===== STORED RECORDS =====

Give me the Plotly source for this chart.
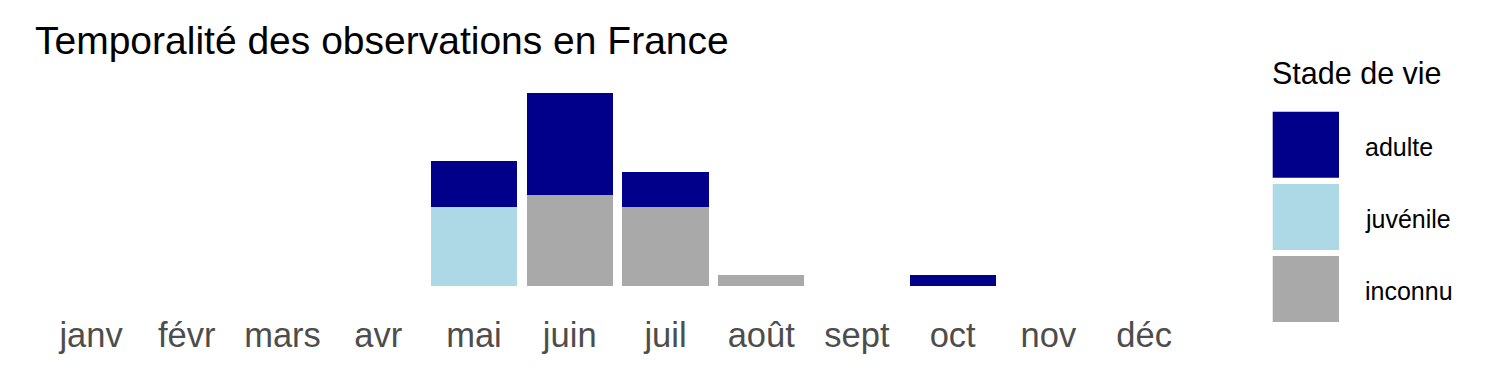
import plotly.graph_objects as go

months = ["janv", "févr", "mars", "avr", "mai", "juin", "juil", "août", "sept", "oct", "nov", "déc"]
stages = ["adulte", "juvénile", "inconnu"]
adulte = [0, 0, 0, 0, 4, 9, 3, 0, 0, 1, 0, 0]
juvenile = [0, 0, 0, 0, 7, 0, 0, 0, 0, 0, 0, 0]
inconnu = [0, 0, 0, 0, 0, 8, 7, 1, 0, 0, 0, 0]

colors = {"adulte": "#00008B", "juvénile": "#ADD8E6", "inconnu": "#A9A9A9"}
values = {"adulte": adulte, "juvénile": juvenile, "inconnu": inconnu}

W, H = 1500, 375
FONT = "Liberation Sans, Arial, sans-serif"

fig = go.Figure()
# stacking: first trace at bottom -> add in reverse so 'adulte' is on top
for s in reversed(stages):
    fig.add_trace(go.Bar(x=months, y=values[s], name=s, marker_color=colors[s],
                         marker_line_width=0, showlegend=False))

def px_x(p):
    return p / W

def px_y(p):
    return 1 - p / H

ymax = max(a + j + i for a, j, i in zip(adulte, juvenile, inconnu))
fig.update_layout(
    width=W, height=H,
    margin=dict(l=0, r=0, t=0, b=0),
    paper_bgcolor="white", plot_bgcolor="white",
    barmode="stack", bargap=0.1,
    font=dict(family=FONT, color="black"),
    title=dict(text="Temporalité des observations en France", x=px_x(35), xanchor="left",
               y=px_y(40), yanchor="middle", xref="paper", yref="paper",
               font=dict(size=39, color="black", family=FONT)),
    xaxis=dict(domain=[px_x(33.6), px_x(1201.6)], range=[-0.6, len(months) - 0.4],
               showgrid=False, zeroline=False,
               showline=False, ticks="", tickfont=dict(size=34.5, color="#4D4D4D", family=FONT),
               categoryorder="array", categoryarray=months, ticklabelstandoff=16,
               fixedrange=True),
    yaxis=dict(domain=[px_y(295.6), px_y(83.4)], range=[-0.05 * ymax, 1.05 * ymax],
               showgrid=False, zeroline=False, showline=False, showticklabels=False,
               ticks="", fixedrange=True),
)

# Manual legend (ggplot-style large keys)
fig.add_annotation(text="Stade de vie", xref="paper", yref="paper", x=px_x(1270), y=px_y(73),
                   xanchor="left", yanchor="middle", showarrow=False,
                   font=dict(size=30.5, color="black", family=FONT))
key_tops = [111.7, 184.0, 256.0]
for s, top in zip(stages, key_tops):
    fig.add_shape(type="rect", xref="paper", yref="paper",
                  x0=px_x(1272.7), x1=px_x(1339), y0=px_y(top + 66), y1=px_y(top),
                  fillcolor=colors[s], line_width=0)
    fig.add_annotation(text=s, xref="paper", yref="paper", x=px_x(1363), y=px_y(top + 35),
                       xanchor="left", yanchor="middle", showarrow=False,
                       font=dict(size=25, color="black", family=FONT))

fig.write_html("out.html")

=====
===== STORED RECORDS =====

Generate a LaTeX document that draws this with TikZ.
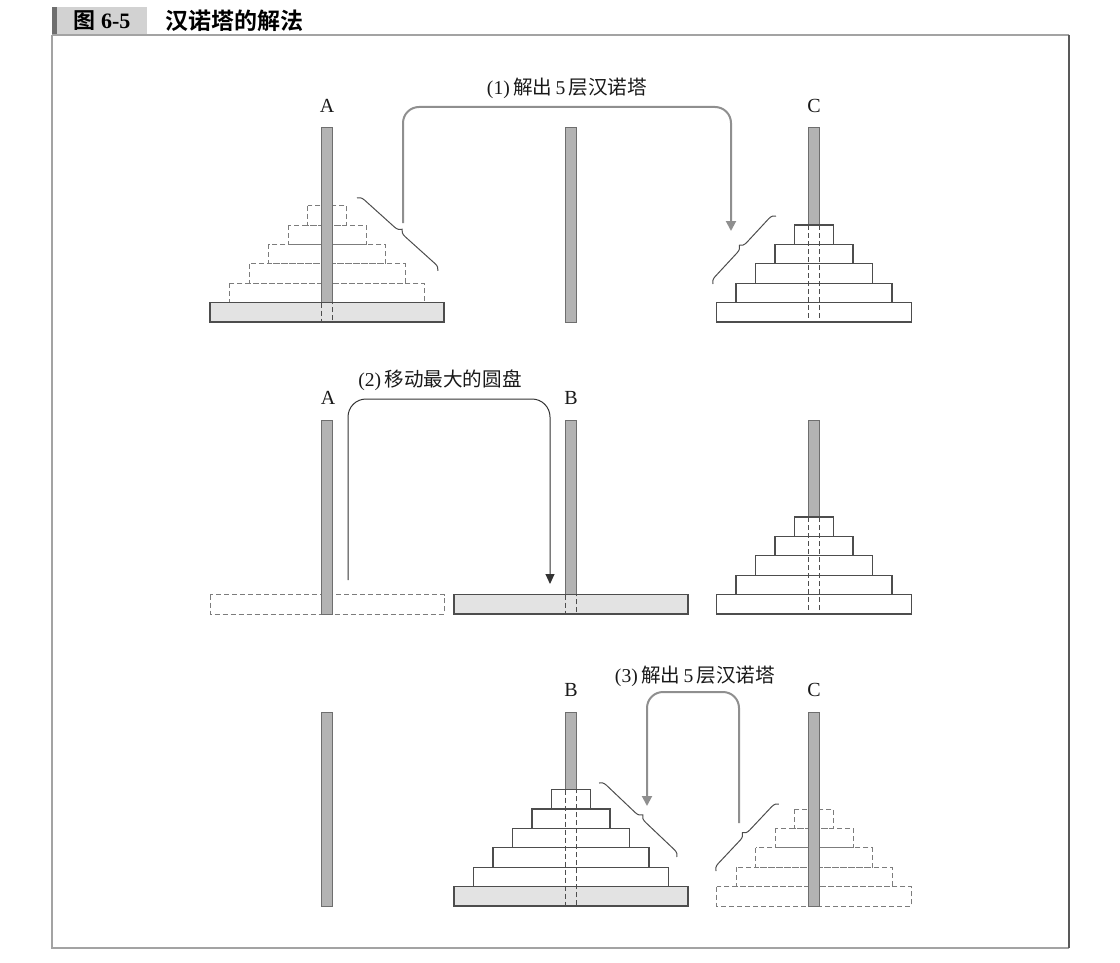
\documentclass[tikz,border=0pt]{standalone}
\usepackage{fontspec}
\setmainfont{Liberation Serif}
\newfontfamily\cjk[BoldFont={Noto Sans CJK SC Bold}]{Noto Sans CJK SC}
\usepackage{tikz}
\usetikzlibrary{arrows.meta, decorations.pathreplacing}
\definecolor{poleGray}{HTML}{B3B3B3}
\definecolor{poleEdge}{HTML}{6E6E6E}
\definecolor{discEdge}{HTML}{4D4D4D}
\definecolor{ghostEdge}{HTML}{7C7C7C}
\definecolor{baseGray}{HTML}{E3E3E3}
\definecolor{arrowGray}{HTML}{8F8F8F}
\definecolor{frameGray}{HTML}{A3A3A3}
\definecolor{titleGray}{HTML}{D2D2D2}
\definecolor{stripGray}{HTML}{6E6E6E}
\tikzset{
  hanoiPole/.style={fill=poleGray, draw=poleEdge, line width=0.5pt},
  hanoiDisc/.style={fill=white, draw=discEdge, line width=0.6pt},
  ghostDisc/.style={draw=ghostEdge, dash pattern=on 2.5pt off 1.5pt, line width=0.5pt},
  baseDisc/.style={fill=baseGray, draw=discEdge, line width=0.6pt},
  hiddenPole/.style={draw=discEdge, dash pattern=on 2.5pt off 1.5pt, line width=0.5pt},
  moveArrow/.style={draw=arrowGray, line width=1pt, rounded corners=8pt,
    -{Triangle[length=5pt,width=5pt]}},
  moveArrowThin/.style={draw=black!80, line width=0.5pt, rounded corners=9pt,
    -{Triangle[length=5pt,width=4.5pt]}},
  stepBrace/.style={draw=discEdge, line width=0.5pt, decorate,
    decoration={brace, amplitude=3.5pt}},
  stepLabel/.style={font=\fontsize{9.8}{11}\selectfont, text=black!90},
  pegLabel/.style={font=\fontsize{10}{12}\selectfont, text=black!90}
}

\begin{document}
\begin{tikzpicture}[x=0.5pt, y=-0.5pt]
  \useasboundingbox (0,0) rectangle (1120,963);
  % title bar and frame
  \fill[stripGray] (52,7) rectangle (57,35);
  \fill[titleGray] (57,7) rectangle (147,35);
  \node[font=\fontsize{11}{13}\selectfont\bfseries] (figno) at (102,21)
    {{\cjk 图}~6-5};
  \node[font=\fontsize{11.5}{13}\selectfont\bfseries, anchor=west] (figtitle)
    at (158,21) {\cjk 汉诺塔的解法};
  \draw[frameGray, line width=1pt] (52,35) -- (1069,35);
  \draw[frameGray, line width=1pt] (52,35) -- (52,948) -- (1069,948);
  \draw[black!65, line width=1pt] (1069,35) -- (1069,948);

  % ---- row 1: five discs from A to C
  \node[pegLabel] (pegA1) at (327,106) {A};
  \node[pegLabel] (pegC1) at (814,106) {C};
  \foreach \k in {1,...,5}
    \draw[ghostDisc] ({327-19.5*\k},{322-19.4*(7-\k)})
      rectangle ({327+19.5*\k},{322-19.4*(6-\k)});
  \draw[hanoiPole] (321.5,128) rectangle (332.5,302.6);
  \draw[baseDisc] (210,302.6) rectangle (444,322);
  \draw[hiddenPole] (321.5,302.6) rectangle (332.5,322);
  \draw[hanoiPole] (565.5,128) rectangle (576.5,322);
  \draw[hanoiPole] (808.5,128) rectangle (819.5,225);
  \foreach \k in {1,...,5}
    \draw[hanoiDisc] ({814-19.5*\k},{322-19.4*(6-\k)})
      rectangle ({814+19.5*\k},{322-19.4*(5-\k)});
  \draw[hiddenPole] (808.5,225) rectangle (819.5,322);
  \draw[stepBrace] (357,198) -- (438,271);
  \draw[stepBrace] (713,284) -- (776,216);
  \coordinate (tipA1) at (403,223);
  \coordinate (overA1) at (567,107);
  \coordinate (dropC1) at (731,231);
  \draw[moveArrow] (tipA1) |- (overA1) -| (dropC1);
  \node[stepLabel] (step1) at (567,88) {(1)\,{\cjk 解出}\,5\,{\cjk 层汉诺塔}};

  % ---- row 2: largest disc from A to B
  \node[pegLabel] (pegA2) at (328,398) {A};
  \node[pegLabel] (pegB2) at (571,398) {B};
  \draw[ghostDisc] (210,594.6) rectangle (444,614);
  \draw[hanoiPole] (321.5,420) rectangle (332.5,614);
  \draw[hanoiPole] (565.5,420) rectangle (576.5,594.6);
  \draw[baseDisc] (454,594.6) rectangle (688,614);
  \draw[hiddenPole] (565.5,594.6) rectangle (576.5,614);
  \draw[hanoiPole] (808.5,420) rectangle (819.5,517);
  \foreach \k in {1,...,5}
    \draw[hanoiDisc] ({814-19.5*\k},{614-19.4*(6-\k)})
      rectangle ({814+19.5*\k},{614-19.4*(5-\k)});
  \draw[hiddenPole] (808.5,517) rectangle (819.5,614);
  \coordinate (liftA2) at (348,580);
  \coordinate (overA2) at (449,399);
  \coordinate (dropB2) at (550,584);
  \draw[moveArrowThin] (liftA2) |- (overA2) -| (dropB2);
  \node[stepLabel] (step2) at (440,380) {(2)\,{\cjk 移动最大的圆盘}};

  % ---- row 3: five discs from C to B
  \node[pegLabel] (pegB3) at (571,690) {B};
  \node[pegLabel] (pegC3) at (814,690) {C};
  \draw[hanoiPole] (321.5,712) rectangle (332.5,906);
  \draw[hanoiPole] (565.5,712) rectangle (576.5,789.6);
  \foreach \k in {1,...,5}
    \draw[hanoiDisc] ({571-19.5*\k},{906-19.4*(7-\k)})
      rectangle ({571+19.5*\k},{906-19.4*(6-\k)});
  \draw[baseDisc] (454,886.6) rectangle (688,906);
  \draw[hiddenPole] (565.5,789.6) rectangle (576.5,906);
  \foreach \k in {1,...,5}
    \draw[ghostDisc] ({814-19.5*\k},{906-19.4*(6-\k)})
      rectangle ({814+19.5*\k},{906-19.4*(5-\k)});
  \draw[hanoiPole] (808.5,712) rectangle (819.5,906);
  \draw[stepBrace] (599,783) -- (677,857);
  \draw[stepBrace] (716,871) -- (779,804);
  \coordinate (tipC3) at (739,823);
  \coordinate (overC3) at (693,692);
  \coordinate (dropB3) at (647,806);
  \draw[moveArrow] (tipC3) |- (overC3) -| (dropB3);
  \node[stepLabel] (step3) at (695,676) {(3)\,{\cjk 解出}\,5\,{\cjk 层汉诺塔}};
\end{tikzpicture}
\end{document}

=====

WHAT TO DO:
Return every line of the preceding records in which the word "this" appears.

RESPONSE:
Give me the Plotly source for this chart.
Generate a LaTeX document that draws this with TikZ.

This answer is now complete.